Can a partition deed be executed for an apartment flat?
Yes, if multiple people jointly own a flat. However, physically partitioning an apartment (splitting it into separate habitable units) requires building plan approval and may not be practical. In most apartment partitions, the partition deed assigns 100% ownership of the flat to one co-owner (with compensation to the other) rather than physically dividing the apartment. This is functionally similar to a release deed — consult a lawyer on the correct instrument for your situation.
Can a minor's share be included in a partition deed in Karnataka?
Yes, but a minor cannot personally sign a legal document. A natural guardian (parent) or court-appointed guardian must represent the minor.

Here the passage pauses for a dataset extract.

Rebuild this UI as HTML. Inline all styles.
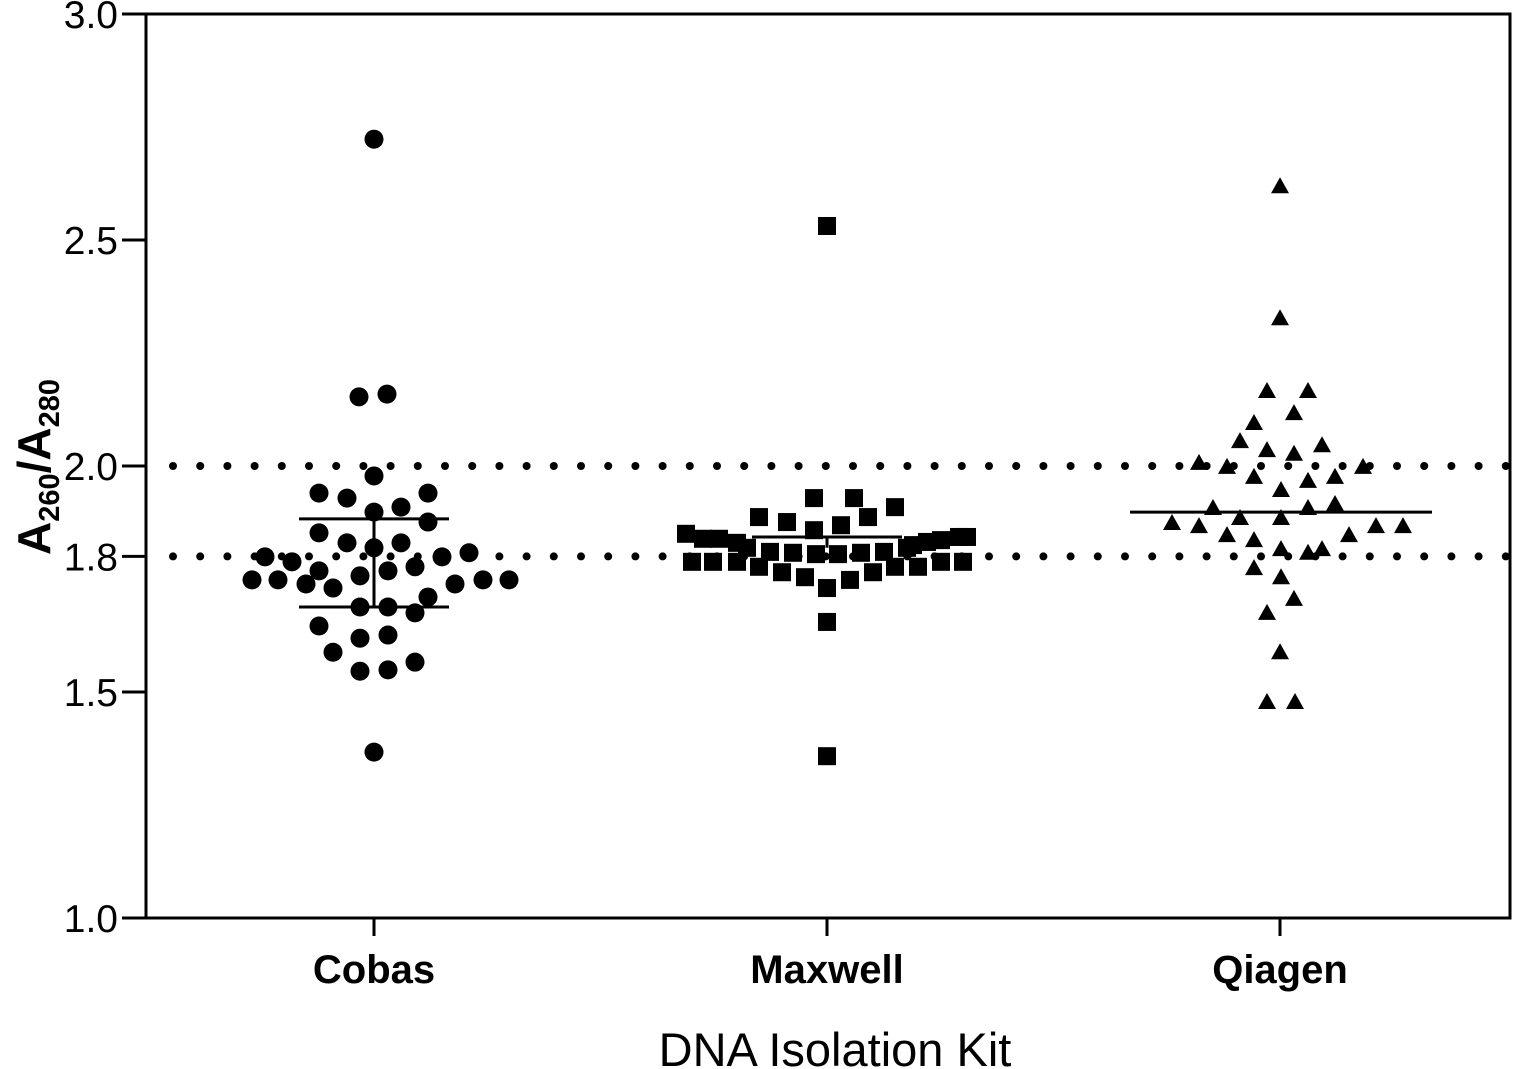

For partition deeds involving significant property values and minor heirs, obtaining court approval under the Guardians and Wards Act ensures the transaction cannot be challenged later on grounds that the minor's interests were not protected.
What happens if one co-owner refuses to sign a partition deed?
If a co-owner refuses to participate in a consensual partition deed, the other co-owner(s) can file a Suit for Partition under the Code of Civil Procedure. A court-decreed partition does not require the refusing co-owner's signature — the court orders the partition and the decree serves the same legal purpose as a registered partition deed. Court partition suits take 1–5 years depending on complexity and the court's workload.